» **TASK DESCRIPTION**:
Only the pictures stay out; every record is to be quoted exactly.

__________________________________________________

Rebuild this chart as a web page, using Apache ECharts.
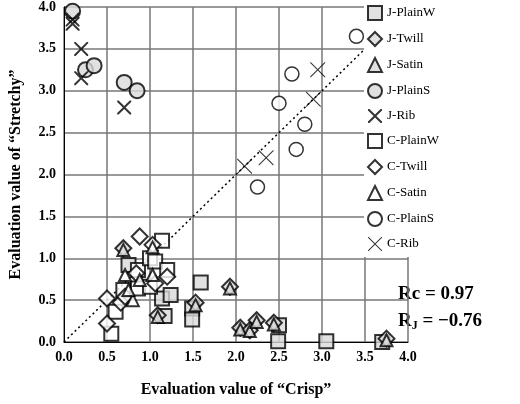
<!DOCTYPE html><html><head><meta charset="utf-8"><script src="https://cdn.jsdelivr.net/npm/echarts@6/dist/echarts.min.js"></script>
<style>body{margin:0}#c{width:520px;height:404px}</style></head><body><div id="c"></div><script>
const jPlainW=[[0.75,0.92],[1.14,0.52],[1.24,0.56],[1.17,0.31],[1.59,0.71],[1.49,0.4],[1.49,0.27],[2.5,0.2],[2.49,0.01],[3.05,0.01],[3.7,0.0]];
const jTwill=[[0.69,1.12],[1.09,0.32],[1.53,0.47],[1.93,0.66],[2.05,0.17],[2.16,0.14],[2.24,0.26],[2.44,0.23],[3.75,0.04]];
const jSatin=[[0.69,1.1],[1.09,0.3],[1.53,0.44],[1.93,0.64],[2.05,0.15],[2.16,0.13],[2.24,0.24],[2.44,0.21],[3.75,0.02]];
const jPlainS=[[0.1,3.95],[0.25,3.25],[0.35,3.3],[0.7,3.1],[0.85,3.0]];
const jRib=[[0.1,3.8],[0.1,3.85],[0.2,3.5],[0.2,3.15],[0.7,2.8]];
const cPlainW=[[0.86,0.86],[1.0,1.0],[1.06,0.96],[1.2,0.86],[1.14,1.21],[0.69,0.62],[0.86,0.64],[1.0,0.66],[0.6,0.36],[0.55,0.1]];
const cTwill=[[0.88,1.26],[1.03,1.16],[1.2,0.78],[0.84,0.82],[0.5,0.52],[0.66,0.47],[0.71,0.54],[0.5,0.22],[1.06,0.7]];
const cSatin=[[0.71,0.8],[0.88,0.74],[1.03,0.8],[0.8,0.5],[0.75,0.62],[1.03,1.13]];
const cPlainS=[[2.25,1.85],[2.5,2.85],[2.65,3.2],[2.7,2.3],[2.8,2.6],[3.4,3.65]];
const cRib=[[2.1,2.1],[2.35,2.2],[2.9,2.9],[2.95,3.25]];
const ticks=[0,0.5,1,1.5,2,2.5,3,3.5,4];
const F='Liberation Serif';
const X='path://M0,0L2,0L10,8L18,0L20,0L20,2L12,10L20,18L20,20L18,20L10,12L2,20L0,20L0,18L8,10L0,2Z';
function s(name,data,sym,fill,size,bw){return{name,type:'scatter',data,symbol:sym,symbolSize:size,itemStyle:{color:fill,borderColor:'#000',borderWidth:bw}}}
const ch=echarts.init(document.getElementById('c'));
ch.setOption({animation:false,
grid:{left:60,right:112,top:6,bottom:62},
xAxis:{min:0,max:4,interval:0.5,name:'Evaluation value of “Crisp”',nameLocation:'middle',nameGap:40,nameTextStyle:{fontFamily:F,fontWeight:'bold',fontSize:16,color:'#000'},axisLabel:{fontFamily:F,fontWeight:'bold',fontSize:14,color:'#000',formatter:v=>v.toFixed(1)},axisLine:{lineStyle:{color:'#000'}},axisTick:{show:false},splitLine:{lineStyle:{color:'#777',width:1.5}}},
yAxis:{min:0,max:4,interval:0.5,name:'Evaluation value of “Stretchy”',nameLocation:'middle',nameGap:40,nameTextStyle:{fontFamily:F,fontWeight:'bold',fontSize:16,color:'#000'},axisLabel:{fontFamily:F,fontWeight:'bold',fontSize:14,color:'#000',formatter:v=>v.toFixed(1)},axisLine:{lineStyle:{color:'#000'}},axisTick:{show:false},splitLine:{lineStyle:{color:'#777',width:1.5}}},
legend:{orient:'vertical',left:364,top:3,itemGap:10,itemWidth:14,itemHeight:14,backgroundColor:'#fff',padding:[2,4,6,3],textStyle:{fontFamily:F,fontSize:13,color:'#000'}},
graphic:[{type:'text',left:398,top:285,style:{text:'Rc = 0.97',font:'bold 19px "Liberation Serif"',fill:'#000'}},
{type:'text',left:398,top:312,style:{text:'R{s|J} = −0.76',rich:{s:{fontSize:12,fontWeight:'bold',fontFamily:F,verticalAlign:'bottom',padding:[8,0,0,0]}},font:'bold 19px "Liberation Serif"',fill:'#000'}}],
series:[
{type:'line',data:[[0,0],[4,4]],symbol:'none',silent:true,lineStyle:{color:'#000',type:[2,3],width:1.5},z:1},
s('J-PlainW',jPlainW,'rect','#d9d9d9',14,2),
s('J-Twill',jTwill,'diamond','#d9d9d9',16,2),
s('J-Satin',jSatin,'triangle','#d9d9d9',12,2),
s('J-PlainS',jPlainS,'circle','#d9d9d9',15,2),
{name:'J-Rib',type:'scatter',data:jRib,symbol:X,symbolSize:14,itemStyle:{color:'#000'}},
s('C-PlainW',cPlainW,'rect','#fff',14,2),
s('C-Twill',cTwill,'diamond','#fff',16,2),
s('C-Satin',cSatin,'triangle','#fff',12,2),
s('C-PlainS',cPlainS,'circle','#fff',14,1.5),
{name:'C-Rib',type:'scatter',data:cRib,symbol:'path://M0,0L1,0L10,9L19,0L20,0L20,1L11,10L20,19L20,20L19,20L10,11L1,20L0,20L0,19L9,10L0,1Z',symbolSize:15,itemStyle:{color:'#000'}}
]});
</script></body></html>
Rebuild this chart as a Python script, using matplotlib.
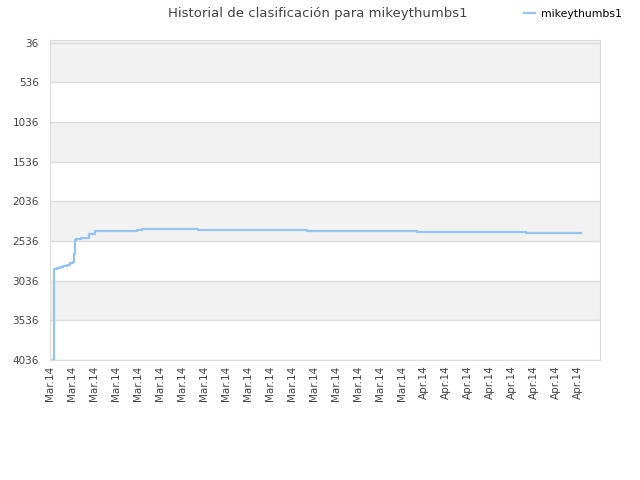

__________________________________________________

» **FINISHED TASK**:
Rebuild this chart as a web page, using Apache ECharts.
<!DOCTYPE html><html><head><meta charset="utf-8"><script src="https://cdn.jsdelivr.net/npm/echarts@6/dist/echarts.min.js"></script>
<style>body{margin:0}#c{width:520px;height:404px}</style></head><body><div id="c"></div><script>
const jPlainW=[[0.75,0.92],[1.14,0.52],[1.24,0.56],[1.17,0.31],[1.59,0.71],[1.49,0.4],[1.49,0.27],[2.5,0.2],[2.49,0.01],[3.05,0.01],[3.7,0.0]];
const jTwill=[[0.69,1.12],[1.09,0.32],[1.53,0.47],[1.93,0.66],[2.05,0.17],[2.16,0.14],[2.24,0.26],[2.44,0.23],[3.75,0.04]];
const jSatin=[[0.69,1.1],[1.09,0.3],[1.53,0.44],[1.93,0.64],[2.05,0.15],[2.16,0.13],[2.24,0.24],[2.44,0.21],[3.75,0.02]];
const jPlainS=[[0.1,3.95],[0.25,3.25],[0.35,3.3],[0.7,3.1],[0.85,3.0]];
const jRib=[[0.1,3.8],[0.1,3.85],[0.2,3.5],[0.2,3.15],[0.7,2.8]];
const cPlainW=[[0.86,0.86],[1.0,1.0],[1.06,0.96],[1.2,0.86],[1.14,1.21],[0.69,0.62],[0.86,0.64],[1.0,0.66],[0.6,0.36],[0.55,0.1]];
const cTwill=[[0.88,1.26],[1.03,1.16],[1.2,0.78],[0.84,0.82],[0.5,0.52],[0.66,0.47],[0.71,0.54],[0.5,0.22],[1.06,0.7]];
const cSatin=[[0.71,0.8],[0.88,0.74],[1.03,0.8],[0.8,0.5],[0.75,0.62],[1.03,1.13]];
const cPlainS=[[2.25,1.85],[2.5,2.85],[2.65,3.2],[2.7,2.3],[2.8,2.6],[3.4,3.65]];
const cRib=[[2.1,2.1],[2.35,2.2],[2.9,2.9],[2.95,3.25]];
const ticks=[0,0.5,1,1.5,2,2.5,3,3.5,4];
const F='Liberation Serif';
const X='path://M0,0L2,0L10,8L18,0L20,0L20,2L12,10L20,18L20,20L18,20L10,12L2,20L0,20L0,18L8,10L0,2Z';
function s(name,data,sym,fill,size,bw){return{name,type:'scatter',data,symbol:sym,symbolSize:size,itemStyle:{color:fill,borderColor:'#000',borderWidth:bw}}}
const ch=echarts.init(document.getElementById('c'));
ch.setOption({animation:false,
grid:{left:60,right:112,top:6,bottom:62},
xAxis:{min:0,max:4,interval:0.5,name:'Evaluation value of “Crisp”',nameLocation:'middle',nameGap:40,nameTextStyle:{fontFamily:F,fontWeight:'bold',fontSize:16,color:'#000'},axisLabel:{fontFamily:F,fontWeight:'bold',fontSize:14,color:'#000',formatter:v=>v.toFixed(1)},axisLine:{lineStyle:{color:'#000'}},axisTick:{show:false},splitLine:{lineStyle:{color:'#777',width:1.5}}},
yAxis:{min:0,max:4,interval:0.5,name:'Evaluation value of “Stretchy”',nameLocation:'middle',nameGap:40,nameTextStyle:{fontFamily:F,fontWeight:'bold',fontSize:16,color:'#000'},axisLabel:{fontFamily:F,fontWeight:'bold',fontSize:14,color:'#000',formatter:v=>v.toFixed(1)},axisLine:{lineStyle:{color:'#000'}},axisTick:{show:false},splitLine:{lineStyle:{color:'#777',width:1.5}}},
legend:{orient:'vertical',left:364,top:3,itemGap:10,itemWidth:14,itemHeight:14,backgroundColor:'#fff',padding:[2,4,6,3],textStyle:{fontFamily:F,fontSize:13,color:'#000'}},
graphic:[{type:'text',left:398,top:285,style:{text:'Rc = 0.97',font:'bold 19px "Liberation Serif"',fill:'#000'}},
{type:'text',left:398,top:312,style:{text:'R{s|J} = −0.76',rich:{s:{fontSize:12,fontWeight:'bold',fontFamily:F,verticalAlign:'bottom',padding:[8,0,0,0]}},font:'bold 19px "Liberation Serif"',fill:'#000'}}],
series:[
{type:'line',data:[[0,0],[4,4]],symbol:'none',silent:true,lineStyle:{color:'#000',type:[2,3],width:1.5},z:1},
s('J-PlainW',jPlainW,'rect','#d9d9d9',14,2),
s('J-Twill',jTwill,'diamond','#d9d9d9',16,2),
s('J-Satin',jSatin,'triangle','#d9d9d9',12,2),
s('J-PlainS',jPlainS,'circle','#d9d9d9',15,2),
{name:'J-Rib',type:'scatter',data:jRib,symbol:X,symbolSize:14,itemStyle:{color:'#000'}},
s('C-PlainW',cPlainW,'rect','#fff',14,2),
s('C-Twill',cTwill,'diamond','#fff',16,2),
s('C-Satin',cSatin,'triangle','#fff',12,2),
s('C-PlainS',cPlainS,'circle','#fff',14,1.5),
{name:'C-Rib',type:'scatter',data:cRib,symbol:'path://M0,0L1,0L10,9L19,0L20,0L20,1L11,10L20,19L20,20L19,20L10,11L1,20L0,20L0,19L9,10L0,1Z',symbolSize:15,itemStyle:{color:'#000'}}
]});
</script></body></html>
Rebuild this chart as a Python script, using matplotlib.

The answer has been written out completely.